When you write, it's sitting down and getting yourself into the headspace that is actually the most difficult part. Many writers obviously don't bother to do this, which I know because I read The Age online in the mornings. The Age online has a system for posting their stories. First, they post a version riddled with mistakes, typos, spelling errors, repeated paragraphs, and incomplete headlines. Then, four or five hours later, they replace these mistakes. Often with new mistakes.

It's fun for a pedant like me to watch. The other day, there was a headline that said "Vizard Account Found Alive".

Presumably this newsworthy discovery was made at about the same time Vizard's accountant was found alive, but I only know that because the Herald Sun has better sub-editors.

Anyway, the point of this is that this is an article about my favourite film reviewer, Anthony Lane, who writes like a dream and who makes me laugh even if I'm reading about The Lord of the Rings, and reading about the Lord of the Rings usually makes me want to scratch my skin off.

The article is about writing. Lane doesn't allow himself a cup of tea until TWO PARAGRAPHS IN to whatever it is he's writing. This terrifies both me and (presumably) the extended family of Earl Grey. Nevertheless, this is an interesting article and also highlights how excellent The New Yorker is. The fact-checkers can pull an article out of an issue on the basis that a comma is missing.

Imagine if The Age had standards like that. Possibly Vizard's account would still not be found.

Hey La, Hey La

My boyfriend's back. Yay internet. How I missed you.

Since not having the internet at home, I have done the following:

1. Cleaned (nay, scrubbed) the bathroom.
2. Cleaned and organised and recategorised everything in my bedroom/office.
3. Done the gardening.
4. Carefully followed the instructions on the hard rubbish collection notice, rather than sneaking out on the night before the collection and stuffing unauthorised materials into other people's neatly presented bundles of twigs and broken desk chairs.
5. Read half of John Banville's book and finished Alan Bennett's.
6. Enjoyed the sunshine, including a rather comical attempt at swimming laps this afternoon (was there ever a Mr Bean episode involving an effort on his part to get fit? If not, there should have been. So much potential in lane ropes, sullen pool attendants, surprising changeroom encounters etc).
7. Almost entirely finished a first draft of something.

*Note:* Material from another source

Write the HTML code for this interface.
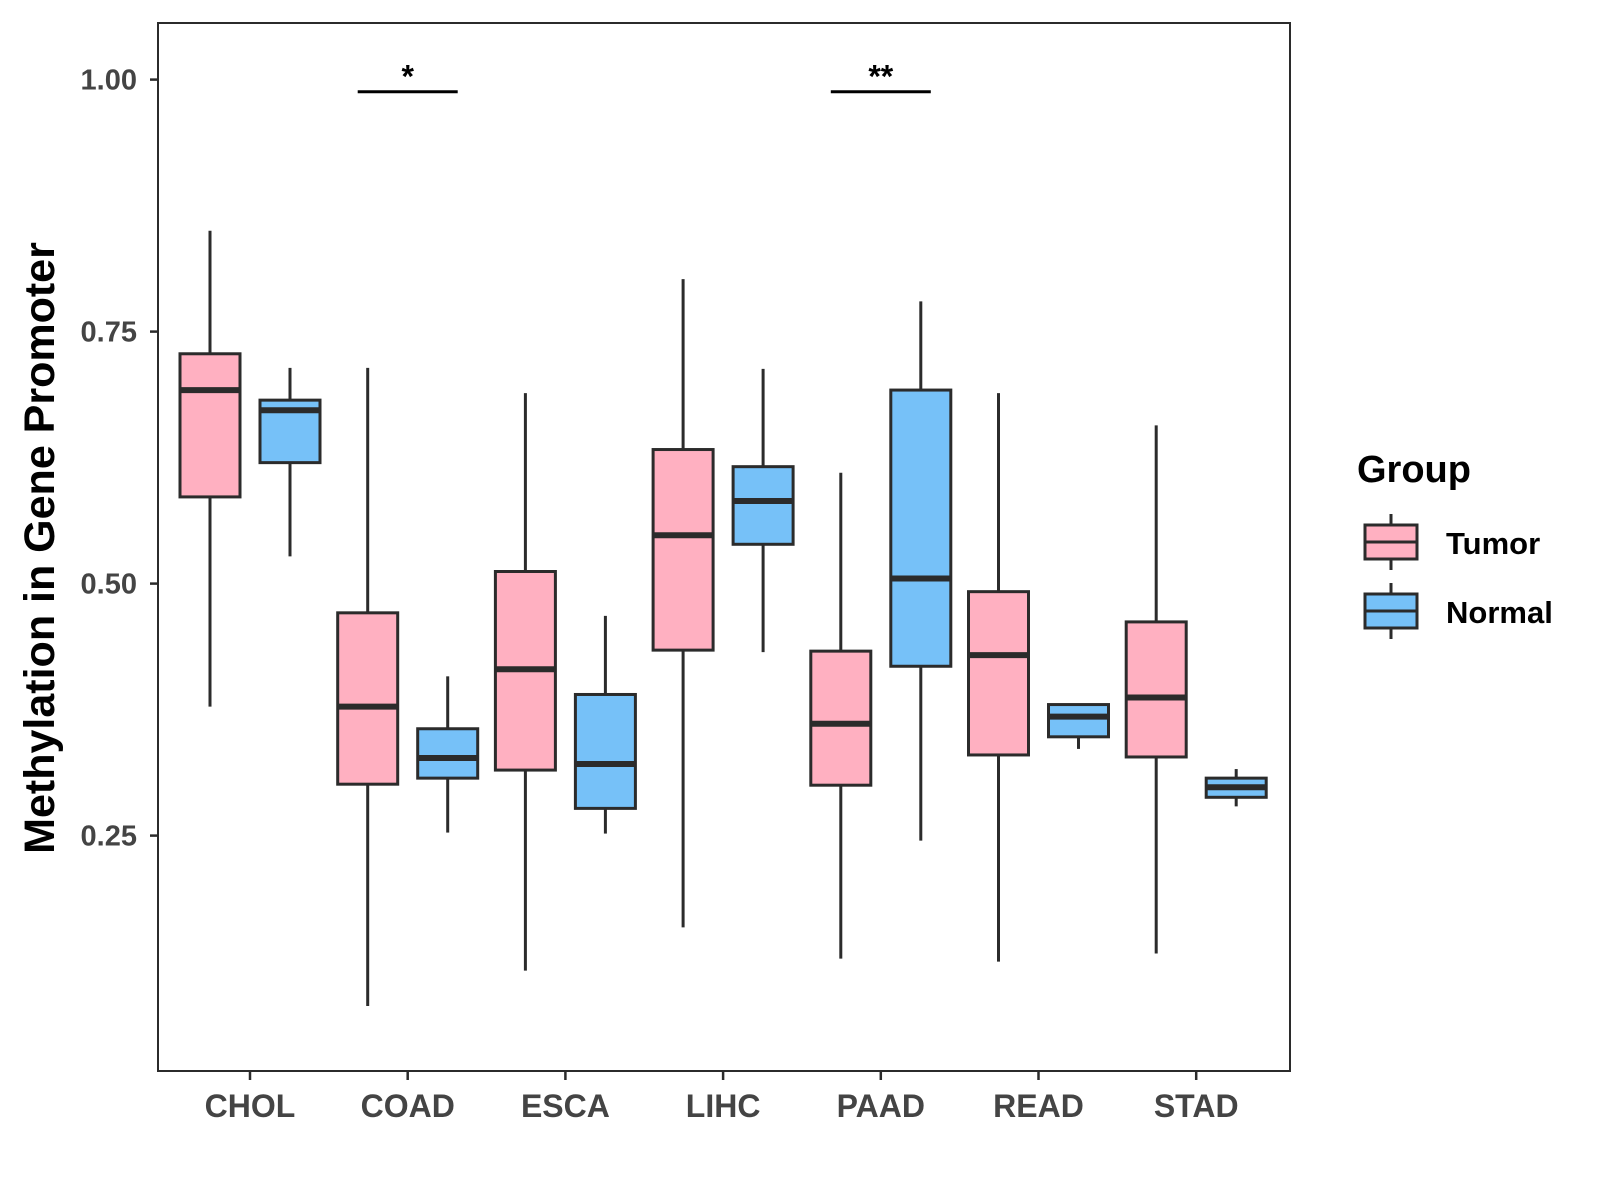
<!DOCTYPE html>
<html><head><meta charset="utf-8"><style>
body{margin:0;background:#fff;}
svg{display:block;font-family:"Liberation Sans",sans-serif;}
</style></head><body>
<svg id="chart" width="1600" height="1200" viewBox="0 0 1600 1200">
<rect x="0" y="0" width="1600" height="1200" fill="#fff"/>
<g id="plot"></g>
<rect x="158" y="23" width="1132" height="1048" fill="none" stroke="#2b2b2b" stroke-width="2"/>
<text x="0" y="0" transform="translate(54,548) rotate(-90)" text-anchor="middle" font-size="43" font-weight="bold" fill="#000">Methylation in Gene Promoter</text>
<g>
<text x="1357" y="482" font-size="38" font-weight="bold" fill="#000">Group</text>
<g>
<line x1="1391" y1="514" x2="1391" y2="570" stroke="#2b2b2b" stroke-width="3"/>
<rect x="1365" y="525" width="52" height="34" fill="#FFB0C1" stroke="#2b2b2b" stroke-width="3"/>
<line x1="1365" y1="542" x2="1417" y2="542" stroke="#2b2b2b" stroke-width="3"/>
<text x="1446" y="554" font-size="31" font-weight="bold" fill="#000">Tumor</text>
</g>
<g>
<line x1="1391" y1="583" x2="1391" y2="639" stroke="#2b2b2b" stroke-width="3"/>
<rect x="1365" y="594" width="52" height="34" fill="#76C1F8" stroke="#2b2b2b" stroke-width="3"/>
<line x1="1365" y1="611" x2="1417" y2="611" stroke="#2b2b2b" stroke-width="3"/>
<text x="1446" y="623" font-size="31" font-weight="bold" fill="#000">Normal</text>
</g>
</g>
</svg>
<script>
const categories = ["CHOL","COAD","ESCA","LIHC","PAAD","READ","STAD"];
// [whiskerLow, Q1, median, Q3, whiskerHigh]
const tumorStats = [
 [0.378,0.586,0.692,0.728,0.85],
 [0.081,0.301,0.378,0.471,0.714],
 [0.116,0.315,0.415,0.512,0.689],
 [0.159,0.434,0.548,0.633,0.802],
 [0.128,0.300,0.361,0.433,0.610],
 [0.125,0.330,0.429,0.492,0.689],
 [0.133,0.328,0.387,0.462,0.657]
];
const normalStats = [
 [0.527,0.620,0.672,0.682,0.714],
 [0.253,0.307,0.327,0.356,0.408],
 [0.252,0.277,0.321,0.390,0.468],
 [0.432,0.539,0.582,0.616,0.713],
 [0.245,0.418,0.505,0.692,0.780],
 [0.336,0.348,0.368,0.380,0.380],
 [0.279,0.288,0.298,0.307,0.316]
];
const yTicks = [0.25,0.50,0.75,1.00];
const yTickLabels = ["0.25","0.50","0.75","1.00"];
const sigCats = ["COAD","PAAD"];
const sigLabels = ["*","**"];
const sigLevel = 0.988;

const NS="http://www.w3.org/2000/svg";
const svg=document.getElementById('chart');
const plot=document.getElementById('plot');
function y(v){return 79.6+(1-v)*1008;}
function x(i){return 250+i*157.7;}
function mk(tag,attrs,parent){const e=document.createElementNS(NS,tag);for(const k in attrs)e.setAttribute(k,attrs[k]);(parent||plot).appendChild(e);return e;}

yTicks.forEach((t,i)=>{
 const tk=mk('line',{x1:150,x2:158,y1:y(t),y2:y(t),stroke:'#2b2b2b','stroke-width':2.5});
 
 
 const tx=mk('text',{x:137,y:y(t)+10,'text-anchor':'end','font-size':29,'font-weight':'bold',fill:'#444'});
 tx.textContent=yTickLabels[i];
 
 
});
categories.forEach((c,i)=>{
 const tk=mk('line',{x1:x(i),x2:x(i),y1:1071,y2:1080,stroke:'#2b2b2b','stroke-width':2.5});
 
 
 const tx=mk('text',{x:x(i),y:1117,'text-anchor':'middle','font-size':32,'font-weight':'bold',fill:'#444'});
 tx.textContent=c;
 
 
});
function box(cx,s,fill,name){
 const g=mk('g',{});
 
 
 const w=60;
 mk('line',{x1:cx,x2:cx,y1:y(s[4]),y2:y(s[3]),stroke:'#2b2b2b','stroke-width':3},g);
 mk('line',{x1:cx,x2:cx,y1:y(s[1]),y2:y(s[0]),stroke:'#2b2b2b','stroke-width':3},g);
 mk('rect',{x:cx-w/2,y:y(s[3]),width:w,height:y(s[1])-y(s[3]),fill:fill,stroke:'#2b2b2b','stroke-width':3},g);
 mk('line',{x1:cx-w/2,x2:cx+w/2,y1:y(s[2]),y2:y(s[2]),stroke:'#2b2b2b','stroke-width':6},g);
}
categories.forEach((c,i)=>{
 box(x(i)-40,tumorStats[i],'#FFB0C1','box-tumor-'+c.toLowerCase());
 box(x(i)+40,normalStats[i],'#76C1F8','box-normal-'+c.toLowerCase());
});
sigCats.forEach((c,j)=>{
 const i=categories.indexOf(c);
 const l=mk('line',{x1:x(i)-50,x2:x(i)+50,y1:y(sigLevel),y2:y(sigLevel),stroke:'#000','stroke-width':3});
 
 
 const t=mk('text',{x:x(i),y:y(sigLevel)-4,'text-anchor':'middle','font-size':32,'font-weight':'bold',fill:'#000'});
 t.textContent=sigLabels[j];
 
 
});
</script>
</body></html>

Of course, my social life and knowledge of the outside world have both rather collapsed, but it could be said that the former of these wasn't particularly robust to begin with, and the latter was bordering on obsessive. It is therefore with every good intention that I hereby declare I shall only use the internet when I need it.

Possibly doing a YouTube search of "funny animals" qualifies. Perhaps it doesn't. I'll be the judge of that.

Ye Olden Days

Today, my wireless internet died, my phone credit ran out, and the key to my house went missing so I couldn't leave for so much as a cup of coffee in the sunshine.

Essentially, I was locked inside the house and unable to contact anyone in any way except possibly morse code, which I couldn't learn because I didn't have the internet.

I got so much work done.

Someone has GOT to fix this untenable situation.